Monday, 10 June 2013

12 String 335 - Wet Sanding Tru-Oil

So, I'm 6 coats of Tru-Oil in and the guitar body and neck are really starting to look nice. The Tru-Oil has darkened the vintage amber (phew!) and is enhancing the flamed figure in the maple very nicely indeed. Seems that I have followed the directions from Bill at Canadianbreed pretty well, and I'm really happy with the results I'm seeing so far.



Only trouble is, as you may remember, I only sanded my guitar top to 360 grit before the dye and oil went on. As a result, the top and bottom of the guitar really don't feel smooth at all yet, despite a slowly building layer of Tru-Oil. Seems wet-sanding is called for, and plenty of it!

And so, it's Youtube to rescue again. Here you will find is a plethora of advice dispensed on the subject of wet-sanding oil finishes, and Tru-Oil in particular. I hesitate however. Every Youtube article I can find concerning wet sanding Tru-Oil, refers to cases involving natural (ie. undyed) guitar bodies. I was worried that the wet-sanding techniques themselves were somehow smoothing the wood underneath as well as the layers of oil when applied to the guitar. If applied to a dyed guitar body, could they damage the underlying dye job?

Nothing for it but to bite the bullet and plunge on! My first step was to wet-sand to 400 grit (with wet-sanding also planned at 600, 800 and 1200 grits). The process involves a copious amount of oil being applied to the body and to the wet/dry sandpaper and then sanding as per standard established wet-sanding techniques (small circular movements, not staying too long in one place). The difference is that you don't have to keep wetting/rinsing your paper; it just keeps ploughing through the oily slurry that is built up on the surface of the guitar. You sand until this slurry becomes rather too thick to be manageable, and then you wipe the whole guitar clean with a soft cloth.


The results of my first foray into this art were pretty satisfactory. Most importantly, the underlying dye was not disturbed by the sanding and the surfaces feel much, much smoother than before (which is great). Holding the surfaces up to the light, however, I can notice a few marks in the finish  which I think I have caused by not using a block to sand. Looks like the grinding of the sand paper edge (at those moments when the paper got a mind of its own) has made some marks. Fortunately, a subsequent coat of oil seems to cover these. Next time I'll be sure and use a sanding block.

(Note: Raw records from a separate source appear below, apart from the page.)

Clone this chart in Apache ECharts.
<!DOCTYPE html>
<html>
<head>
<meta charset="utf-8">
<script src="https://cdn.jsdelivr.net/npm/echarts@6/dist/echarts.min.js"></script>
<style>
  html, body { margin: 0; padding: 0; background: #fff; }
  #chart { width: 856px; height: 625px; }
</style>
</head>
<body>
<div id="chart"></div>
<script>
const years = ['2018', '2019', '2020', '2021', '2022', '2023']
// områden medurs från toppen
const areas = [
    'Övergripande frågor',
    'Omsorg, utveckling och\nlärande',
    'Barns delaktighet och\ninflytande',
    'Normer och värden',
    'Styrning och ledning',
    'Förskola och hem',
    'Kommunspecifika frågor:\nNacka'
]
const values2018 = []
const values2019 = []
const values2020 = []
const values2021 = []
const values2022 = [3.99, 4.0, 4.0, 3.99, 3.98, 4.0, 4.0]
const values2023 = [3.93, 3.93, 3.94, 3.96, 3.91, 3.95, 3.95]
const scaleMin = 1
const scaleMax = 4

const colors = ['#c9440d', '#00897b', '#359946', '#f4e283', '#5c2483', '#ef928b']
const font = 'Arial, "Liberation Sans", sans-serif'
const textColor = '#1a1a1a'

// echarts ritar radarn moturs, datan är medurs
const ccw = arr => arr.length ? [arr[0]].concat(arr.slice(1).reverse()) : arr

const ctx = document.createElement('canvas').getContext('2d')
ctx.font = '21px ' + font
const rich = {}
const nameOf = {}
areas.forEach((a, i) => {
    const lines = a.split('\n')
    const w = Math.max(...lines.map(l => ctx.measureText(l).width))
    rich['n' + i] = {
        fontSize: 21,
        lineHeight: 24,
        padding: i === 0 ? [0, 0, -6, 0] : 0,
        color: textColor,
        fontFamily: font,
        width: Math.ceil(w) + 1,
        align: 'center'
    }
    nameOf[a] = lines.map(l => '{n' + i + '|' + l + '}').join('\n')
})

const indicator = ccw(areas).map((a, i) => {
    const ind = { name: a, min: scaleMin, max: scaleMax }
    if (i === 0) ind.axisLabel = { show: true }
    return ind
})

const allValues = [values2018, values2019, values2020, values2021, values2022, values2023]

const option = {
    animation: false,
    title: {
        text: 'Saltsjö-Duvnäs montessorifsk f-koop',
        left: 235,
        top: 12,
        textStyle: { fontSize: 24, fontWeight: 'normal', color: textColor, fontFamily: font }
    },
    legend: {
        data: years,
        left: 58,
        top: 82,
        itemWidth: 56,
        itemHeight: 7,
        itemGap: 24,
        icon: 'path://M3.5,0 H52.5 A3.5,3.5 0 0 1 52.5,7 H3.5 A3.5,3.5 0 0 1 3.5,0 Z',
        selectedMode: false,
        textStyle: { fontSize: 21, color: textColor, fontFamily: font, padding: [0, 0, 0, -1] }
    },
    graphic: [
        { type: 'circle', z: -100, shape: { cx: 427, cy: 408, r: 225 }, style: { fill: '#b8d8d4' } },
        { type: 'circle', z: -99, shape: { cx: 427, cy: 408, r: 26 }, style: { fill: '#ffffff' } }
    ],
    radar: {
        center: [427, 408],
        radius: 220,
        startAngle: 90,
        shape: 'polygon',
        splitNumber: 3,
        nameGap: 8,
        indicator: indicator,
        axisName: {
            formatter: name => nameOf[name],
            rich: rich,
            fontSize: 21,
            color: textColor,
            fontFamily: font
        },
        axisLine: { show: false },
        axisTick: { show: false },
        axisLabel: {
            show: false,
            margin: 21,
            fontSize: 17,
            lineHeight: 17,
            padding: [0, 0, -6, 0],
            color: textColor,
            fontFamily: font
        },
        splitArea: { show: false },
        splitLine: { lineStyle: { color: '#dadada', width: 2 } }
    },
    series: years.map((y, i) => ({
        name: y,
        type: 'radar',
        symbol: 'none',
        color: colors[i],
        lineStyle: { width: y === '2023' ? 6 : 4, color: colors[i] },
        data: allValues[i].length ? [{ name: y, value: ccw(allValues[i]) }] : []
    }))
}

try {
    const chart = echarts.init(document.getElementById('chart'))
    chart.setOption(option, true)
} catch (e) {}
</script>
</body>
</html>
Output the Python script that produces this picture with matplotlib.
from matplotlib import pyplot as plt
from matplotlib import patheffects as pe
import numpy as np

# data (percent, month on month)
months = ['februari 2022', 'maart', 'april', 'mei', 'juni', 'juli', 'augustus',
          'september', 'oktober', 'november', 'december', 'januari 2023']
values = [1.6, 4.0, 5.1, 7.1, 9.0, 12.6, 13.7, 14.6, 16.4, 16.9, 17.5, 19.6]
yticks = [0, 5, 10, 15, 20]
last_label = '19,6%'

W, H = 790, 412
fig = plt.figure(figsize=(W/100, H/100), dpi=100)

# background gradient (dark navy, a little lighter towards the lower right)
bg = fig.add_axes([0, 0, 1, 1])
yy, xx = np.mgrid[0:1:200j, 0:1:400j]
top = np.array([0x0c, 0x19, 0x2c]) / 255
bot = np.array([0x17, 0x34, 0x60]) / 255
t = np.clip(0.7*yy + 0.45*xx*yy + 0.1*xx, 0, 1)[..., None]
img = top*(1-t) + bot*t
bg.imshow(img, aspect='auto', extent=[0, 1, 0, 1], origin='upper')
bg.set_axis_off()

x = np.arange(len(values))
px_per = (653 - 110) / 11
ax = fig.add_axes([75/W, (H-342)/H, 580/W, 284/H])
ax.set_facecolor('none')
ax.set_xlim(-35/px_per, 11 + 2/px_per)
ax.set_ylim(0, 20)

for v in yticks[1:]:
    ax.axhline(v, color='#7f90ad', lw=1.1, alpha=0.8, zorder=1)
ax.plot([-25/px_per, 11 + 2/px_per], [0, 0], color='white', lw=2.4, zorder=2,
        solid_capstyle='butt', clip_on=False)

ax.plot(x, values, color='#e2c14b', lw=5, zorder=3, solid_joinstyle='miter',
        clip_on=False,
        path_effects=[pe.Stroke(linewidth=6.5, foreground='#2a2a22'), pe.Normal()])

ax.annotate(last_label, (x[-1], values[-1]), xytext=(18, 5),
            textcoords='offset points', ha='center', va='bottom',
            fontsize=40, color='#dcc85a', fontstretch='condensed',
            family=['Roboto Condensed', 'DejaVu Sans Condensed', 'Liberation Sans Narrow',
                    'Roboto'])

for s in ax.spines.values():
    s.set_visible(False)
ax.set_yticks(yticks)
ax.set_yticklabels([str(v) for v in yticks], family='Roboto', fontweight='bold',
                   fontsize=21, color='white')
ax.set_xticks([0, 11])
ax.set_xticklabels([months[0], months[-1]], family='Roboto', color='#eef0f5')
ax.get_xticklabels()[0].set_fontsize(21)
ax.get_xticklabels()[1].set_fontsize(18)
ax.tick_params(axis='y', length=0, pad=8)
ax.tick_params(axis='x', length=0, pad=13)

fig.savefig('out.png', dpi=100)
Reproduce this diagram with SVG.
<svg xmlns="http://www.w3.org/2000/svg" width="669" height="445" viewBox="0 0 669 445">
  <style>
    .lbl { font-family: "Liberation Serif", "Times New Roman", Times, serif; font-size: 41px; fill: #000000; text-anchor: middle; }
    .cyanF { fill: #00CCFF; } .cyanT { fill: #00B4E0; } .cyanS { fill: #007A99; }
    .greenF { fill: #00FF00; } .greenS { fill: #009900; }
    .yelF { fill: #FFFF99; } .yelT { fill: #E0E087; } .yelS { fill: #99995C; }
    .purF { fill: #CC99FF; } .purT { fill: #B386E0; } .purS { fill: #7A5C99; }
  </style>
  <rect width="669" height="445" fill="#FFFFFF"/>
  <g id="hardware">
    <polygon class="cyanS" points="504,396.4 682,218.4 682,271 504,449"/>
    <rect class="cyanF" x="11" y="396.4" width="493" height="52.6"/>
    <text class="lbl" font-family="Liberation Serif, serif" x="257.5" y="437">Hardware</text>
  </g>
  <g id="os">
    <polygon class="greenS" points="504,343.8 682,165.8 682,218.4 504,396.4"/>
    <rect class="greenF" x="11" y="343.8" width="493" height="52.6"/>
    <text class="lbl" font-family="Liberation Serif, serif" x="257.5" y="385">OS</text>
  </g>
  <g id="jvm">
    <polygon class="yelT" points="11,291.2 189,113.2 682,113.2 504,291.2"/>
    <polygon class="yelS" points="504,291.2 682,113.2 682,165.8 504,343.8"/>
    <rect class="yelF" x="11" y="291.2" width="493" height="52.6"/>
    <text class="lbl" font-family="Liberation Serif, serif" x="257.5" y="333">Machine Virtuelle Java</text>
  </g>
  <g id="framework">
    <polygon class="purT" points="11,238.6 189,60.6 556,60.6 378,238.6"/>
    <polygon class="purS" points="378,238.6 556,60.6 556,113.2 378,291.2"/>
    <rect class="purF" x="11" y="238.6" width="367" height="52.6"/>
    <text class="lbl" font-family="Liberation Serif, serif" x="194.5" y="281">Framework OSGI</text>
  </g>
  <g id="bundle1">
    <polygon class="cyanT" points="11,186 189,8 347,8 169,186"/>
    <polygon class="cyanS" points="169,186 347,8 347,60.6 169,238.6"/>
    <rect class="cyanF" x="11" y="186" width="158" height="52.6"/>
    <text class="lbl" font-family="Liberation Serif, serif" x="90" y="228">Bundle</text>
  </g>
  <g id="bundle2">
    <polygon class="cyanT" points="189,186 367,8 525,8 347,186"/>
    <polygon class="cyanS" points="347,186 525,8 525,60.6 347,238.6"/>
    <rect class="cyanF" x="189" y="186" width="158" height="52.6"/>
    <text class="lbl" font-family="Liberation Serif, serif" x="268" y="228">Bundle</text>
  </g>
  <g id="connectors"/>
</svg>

Now for further coats of oil to allow for finer and finer wet-sanding. I'm being rather cautious as I absolutely don't want to sand through at this stage. Although the wet-sanding is done using the oil itself (and you would therefore think that the whole process may actually build the finish rather than taking it away) I am going to assume that the wet-sanding process has taken away most of the build that I started with. Consequently, I'll be applying another 5-6 coats at least before I wet-sand with 600 grit. That's another week of oil application folks!